REQUIREMENTS: In the listing below, find every line with the string "React" and pull it out.
-------
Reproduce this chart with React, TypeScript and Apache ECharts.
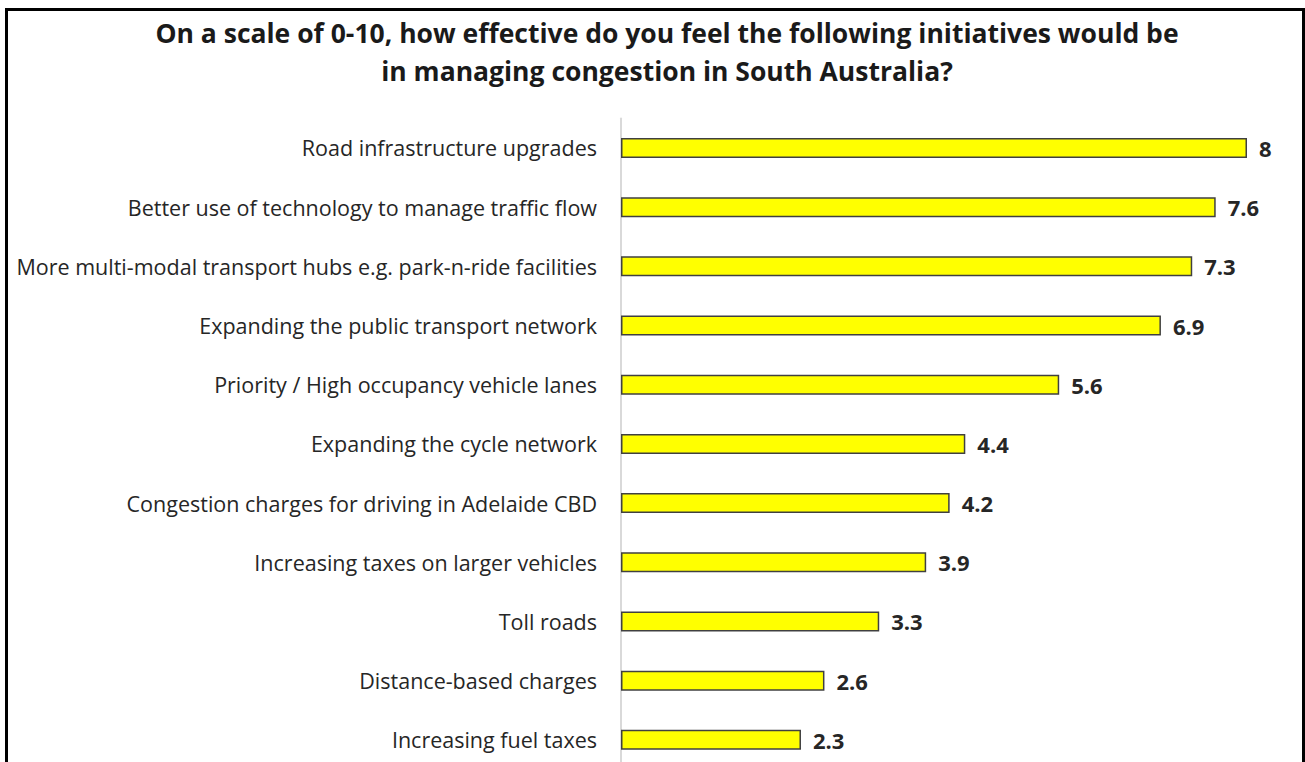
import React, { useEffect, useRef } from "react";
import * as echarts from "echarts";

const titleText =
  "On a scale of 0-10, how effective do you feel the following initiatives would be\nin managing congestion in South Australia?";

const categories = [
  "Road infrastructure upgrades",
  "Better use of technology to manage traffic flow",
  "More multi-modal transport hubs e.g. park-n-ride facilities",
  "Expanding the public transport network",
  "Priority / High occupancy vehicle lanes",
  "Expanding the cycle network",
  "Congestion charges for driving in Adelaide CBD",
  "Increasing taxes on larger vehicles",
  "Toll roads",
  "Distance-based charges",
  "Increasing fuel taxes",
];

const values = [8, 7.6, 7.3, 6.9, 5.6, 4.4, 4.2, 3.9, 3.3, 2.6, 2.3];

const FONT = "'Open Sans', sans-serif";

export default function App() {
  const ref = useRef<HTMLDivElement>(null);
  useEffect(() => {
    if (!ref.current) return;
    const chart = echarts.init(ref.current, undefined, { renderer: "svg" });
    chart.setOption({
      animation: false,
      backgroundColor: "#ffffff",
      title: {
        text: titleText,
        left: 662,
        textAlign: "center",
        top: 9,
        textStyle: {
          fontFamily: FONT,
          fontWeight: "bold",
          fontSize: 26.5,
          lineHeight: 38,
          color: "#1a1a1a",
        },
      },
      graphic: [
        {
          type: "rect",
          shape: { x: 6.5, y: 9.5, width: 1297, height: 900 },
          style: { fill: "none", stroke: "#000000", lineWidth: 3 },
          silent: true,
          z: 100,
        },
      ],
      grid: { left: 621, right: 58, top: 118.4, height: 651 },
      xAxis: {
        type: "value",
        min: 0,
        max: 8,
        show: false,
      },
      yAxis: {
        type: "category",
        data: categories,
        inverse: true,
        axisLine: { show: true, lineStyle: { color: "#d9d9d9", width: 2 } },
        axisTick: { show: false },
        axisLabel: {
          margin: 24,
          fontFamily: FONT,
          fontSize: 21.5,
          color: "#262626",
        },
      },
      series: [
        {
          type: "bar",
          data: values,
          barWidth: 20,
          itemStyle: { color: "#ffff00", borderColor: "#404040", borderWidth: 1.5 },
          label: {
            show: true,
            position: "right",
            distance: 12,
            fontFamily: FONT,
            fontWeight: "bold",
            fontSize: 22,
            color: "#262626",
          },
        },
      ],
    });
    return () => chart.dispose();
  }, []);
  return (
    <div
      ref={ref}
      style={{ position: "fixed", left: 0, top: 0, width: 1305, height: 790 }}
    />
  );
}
-------
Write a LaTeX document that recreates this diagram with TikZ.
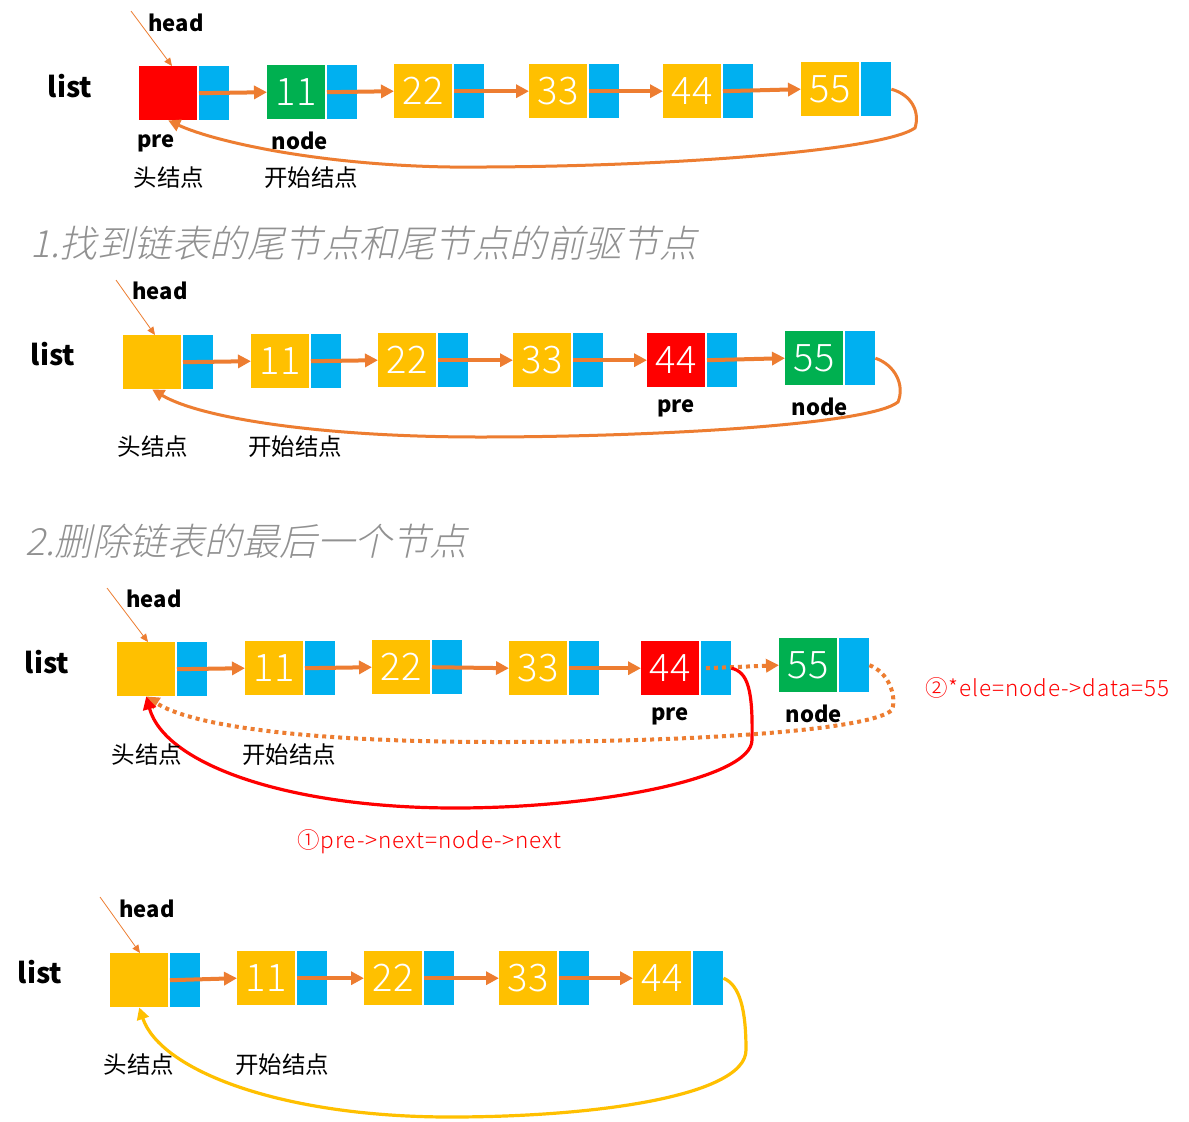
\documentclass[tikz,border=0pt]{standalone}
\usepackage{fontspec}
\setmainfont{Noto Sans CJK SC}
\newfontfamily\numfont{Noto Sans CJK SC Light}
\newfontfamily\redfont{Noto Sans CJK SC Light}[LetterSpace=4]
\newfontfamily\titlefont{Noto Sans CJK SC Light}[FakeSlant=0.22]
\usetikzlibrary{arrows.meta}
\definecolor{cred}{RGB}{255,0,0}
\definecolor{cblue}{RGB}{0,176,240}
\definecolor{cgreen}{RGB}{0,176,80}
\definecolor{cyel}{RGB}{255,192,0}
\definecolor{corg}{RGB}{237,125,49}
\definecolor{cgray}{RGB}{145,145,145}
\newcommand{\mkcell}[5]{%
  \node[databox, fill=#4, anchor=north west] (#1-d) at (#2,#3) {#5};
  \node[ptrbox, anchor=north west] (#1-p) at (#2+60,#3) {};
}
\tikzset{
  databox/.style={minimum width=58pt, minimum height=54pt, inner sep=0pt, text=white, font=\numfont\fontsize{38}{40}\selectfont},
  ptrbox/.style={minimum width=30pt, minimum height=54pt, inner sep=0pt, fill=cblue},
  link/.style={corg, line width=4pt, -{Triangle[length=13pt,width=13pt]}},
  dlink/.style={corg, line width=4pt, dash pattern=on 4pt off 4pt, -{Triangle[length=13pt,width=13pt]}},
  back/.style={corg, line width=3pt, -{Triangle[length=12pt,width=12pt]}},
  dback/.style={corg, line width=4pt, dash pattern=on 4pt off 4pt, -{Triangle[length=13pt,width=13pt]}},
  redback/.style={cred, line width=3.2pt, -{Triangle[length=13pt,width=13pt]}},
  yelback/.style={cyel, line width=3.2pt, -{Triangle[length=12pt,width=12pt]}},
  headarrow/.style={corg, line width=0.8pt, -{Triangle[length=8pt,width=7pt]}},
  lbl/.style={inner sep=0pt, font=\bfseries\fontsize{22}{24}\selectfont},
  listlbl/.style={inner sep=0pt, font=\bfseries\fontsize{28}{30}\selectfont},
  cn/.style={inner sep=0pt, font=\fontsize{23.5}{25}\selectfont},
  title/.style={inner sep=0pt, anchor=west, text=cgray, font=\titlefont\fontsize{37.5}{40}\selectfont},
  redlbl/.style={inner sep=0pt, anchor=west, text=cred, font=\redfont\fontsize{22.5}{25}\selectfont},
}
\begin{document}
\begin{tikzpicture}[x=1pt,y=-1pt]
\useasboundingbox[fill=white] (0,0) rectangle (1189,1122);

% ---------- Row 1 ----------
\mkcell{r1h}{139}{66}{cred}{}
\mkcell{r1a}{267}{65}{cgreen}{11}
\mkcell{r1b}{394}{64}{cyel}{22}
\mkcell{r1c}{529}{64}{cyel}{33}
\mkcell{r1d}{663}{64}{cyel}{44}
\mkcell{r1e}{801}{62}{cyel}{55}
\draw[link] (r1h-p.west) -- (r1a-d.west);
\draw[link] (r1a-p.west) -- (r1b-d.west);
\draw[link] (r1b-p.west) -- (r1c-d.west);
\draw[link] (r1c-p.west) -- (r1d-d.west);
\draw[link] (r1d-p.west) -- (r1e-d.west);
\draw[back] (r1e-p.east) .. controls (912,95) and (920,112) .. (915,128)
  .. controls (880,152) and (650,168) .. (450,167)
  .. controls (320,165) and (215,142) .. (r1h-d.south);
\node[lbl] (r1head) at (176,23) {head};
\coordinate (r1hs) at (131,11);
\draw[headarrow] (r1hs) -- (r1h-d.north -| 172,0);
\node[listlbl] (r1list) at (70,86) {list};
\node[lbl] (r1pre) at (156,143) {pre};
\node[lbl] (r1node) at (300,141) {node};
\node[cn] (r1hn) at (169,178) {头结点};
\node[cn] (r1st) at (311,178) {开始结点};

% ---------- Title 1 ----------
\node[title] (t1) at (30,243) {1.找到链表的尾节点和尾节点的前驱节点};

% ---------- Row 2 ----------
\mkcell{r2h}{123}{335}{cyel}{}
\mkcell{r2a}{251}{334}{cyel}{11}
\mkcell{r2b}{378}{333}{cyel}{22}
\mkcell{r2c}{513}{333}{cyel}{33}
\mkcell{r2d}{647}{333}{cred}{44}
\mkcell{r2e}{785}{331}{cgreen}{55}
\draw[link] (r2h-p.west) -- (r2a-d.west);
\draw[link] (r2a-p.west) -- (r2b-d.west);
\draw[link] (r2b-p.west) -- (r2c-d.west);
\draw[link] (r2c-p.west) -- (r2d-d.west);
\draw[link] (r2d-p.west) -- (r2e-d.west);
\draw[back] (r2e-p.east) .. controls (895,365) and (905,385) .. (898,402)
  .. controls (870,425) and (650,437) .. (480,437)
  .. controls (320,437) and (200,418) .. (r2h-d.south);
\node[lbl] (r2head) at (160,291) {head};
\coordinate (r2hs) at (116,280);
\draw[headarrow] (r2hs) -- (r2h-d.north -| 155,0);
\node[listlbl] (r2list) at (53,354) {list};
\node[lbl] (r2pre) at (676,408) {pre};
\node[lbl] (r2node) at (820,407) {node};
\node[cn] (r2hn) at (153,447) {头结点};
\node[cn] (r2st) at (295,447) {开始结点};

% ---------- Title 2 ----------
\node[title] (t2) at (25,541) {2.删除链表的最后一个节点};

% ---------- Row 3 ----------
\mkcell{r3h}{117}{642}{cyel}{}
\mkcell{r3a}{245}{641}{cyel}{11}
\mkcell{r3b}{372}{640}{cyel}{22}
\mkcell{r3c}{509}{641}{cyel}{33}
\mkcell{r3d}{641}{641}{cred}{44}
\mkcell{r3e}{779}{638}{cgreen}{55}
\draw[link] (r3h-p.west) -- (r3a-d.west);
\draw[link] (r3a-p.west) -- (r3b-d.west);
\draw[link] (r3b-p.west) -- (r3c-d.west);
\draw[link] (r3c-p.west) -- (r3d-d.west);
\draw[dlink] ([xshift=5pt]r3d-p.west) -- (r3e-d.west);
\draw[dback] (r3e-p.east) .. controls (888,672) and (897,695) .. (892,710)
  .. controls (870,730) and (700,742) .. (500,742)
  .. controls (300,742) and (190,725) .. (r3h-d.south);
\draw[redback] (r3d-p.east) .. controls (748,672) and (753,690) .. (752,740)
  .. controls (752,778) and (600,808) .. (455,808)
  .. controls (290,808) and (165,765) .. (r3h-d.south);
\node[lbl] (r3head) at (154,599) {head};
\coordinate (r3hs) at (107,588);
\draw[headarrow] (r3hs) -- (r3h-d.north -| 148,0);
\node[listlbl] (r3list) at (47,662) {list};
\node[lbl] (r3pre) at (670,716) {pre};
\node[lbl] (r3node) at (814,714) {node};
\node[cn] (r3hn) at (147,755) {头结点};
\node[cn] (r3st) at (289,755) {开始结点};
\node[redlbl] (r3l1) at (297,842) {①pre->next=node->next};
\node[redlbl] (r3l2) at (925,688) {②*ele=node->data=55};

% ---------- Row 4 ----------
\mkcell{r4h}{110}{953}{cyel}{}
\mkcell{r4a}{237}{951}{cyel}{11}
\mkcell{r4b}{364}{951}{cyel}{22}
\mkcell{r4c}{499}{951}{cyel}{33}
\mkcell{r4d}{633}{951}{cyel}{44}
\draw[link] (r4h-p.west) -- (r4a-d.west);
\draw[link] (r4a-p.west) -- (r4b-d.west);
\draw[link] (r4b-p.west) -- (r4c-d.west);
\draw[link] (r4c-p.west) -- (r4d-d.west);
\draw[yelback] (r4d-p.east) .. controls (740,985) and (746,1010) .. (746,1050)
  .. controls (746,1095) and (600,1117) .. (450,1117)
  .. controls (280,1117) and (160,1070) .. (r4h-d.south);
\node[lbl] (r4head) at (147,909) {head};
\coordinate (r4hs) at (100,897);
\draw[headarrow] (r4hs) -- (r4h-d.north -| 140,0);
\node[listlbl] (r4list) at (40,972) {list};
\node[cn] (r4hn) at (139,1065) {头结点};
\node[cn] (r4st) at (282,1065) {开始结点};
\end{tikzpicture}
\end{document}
-------
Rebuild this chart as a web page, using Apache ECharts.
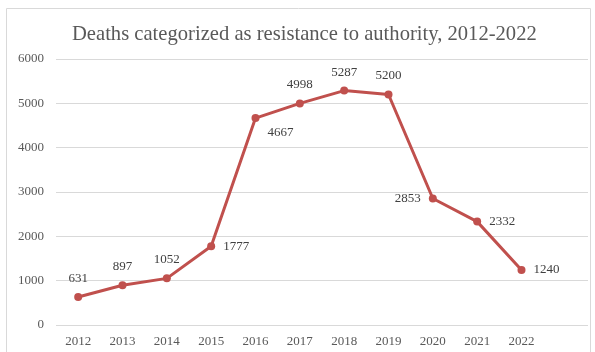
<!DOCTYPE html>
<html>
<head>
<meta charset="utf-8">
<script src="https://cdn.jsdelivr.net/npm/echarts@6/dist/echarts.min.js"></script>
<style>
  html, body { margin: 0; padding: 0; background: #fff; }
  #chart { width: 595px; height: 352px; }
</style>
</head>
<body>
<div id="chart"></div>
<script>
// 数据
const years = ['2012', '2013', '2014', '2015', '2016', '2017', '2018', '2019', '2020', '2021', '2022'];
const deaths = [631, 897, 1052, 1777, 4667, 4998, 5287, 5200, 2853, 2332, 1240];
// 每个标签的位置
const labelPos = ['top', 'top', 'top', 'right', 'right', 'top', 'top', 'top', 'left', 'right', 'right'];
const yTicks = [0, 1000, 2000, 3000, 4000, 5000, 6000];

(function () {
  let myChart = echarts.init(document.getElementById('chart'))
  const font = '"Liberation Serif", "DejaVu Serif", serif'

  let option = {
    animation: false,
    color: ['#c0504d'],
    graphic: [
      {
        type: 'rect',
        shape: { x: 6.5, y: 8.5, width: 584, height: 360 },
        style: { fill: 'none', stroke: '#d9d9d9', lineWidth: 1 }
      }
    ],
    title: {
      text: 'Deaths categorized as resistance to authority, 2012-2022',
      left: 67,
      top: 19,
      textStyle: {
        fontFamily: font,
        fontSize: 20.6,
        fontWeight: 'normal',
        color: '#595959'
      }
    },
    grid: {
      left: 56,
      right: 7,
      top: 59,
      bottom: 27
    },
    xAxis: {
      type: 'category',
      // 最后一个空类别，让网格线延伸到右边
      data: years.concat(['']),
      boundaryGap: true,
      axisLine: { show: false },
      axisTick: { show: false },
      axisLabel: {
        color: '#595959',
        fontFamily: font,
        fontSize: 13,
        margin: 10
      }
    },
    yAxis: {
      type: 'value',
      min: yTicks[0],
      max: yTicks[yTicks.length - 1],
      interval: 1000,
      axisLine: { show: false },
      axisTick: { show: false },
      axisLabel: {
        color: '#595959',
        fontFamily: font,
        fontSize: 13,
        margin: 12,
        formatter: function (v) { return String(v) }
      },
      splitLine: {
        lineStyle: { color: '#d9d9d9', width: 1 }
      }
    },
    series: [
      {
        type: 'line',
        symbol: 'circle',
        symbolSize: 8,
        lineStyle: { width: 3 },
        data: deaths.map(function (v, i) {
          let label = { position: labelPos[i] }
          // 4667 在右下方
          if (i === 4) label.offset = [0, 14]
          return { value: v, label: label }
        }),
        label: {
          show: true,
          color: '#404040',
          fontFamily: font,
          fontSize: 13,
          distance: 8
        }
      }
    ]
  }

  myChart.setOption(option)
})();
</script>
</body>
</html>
-------
CORRECT RESPONSE:
Reproduce this chart with React, TypeScript and Apache ECharts.
import React, { useEffect, useRef } from "react";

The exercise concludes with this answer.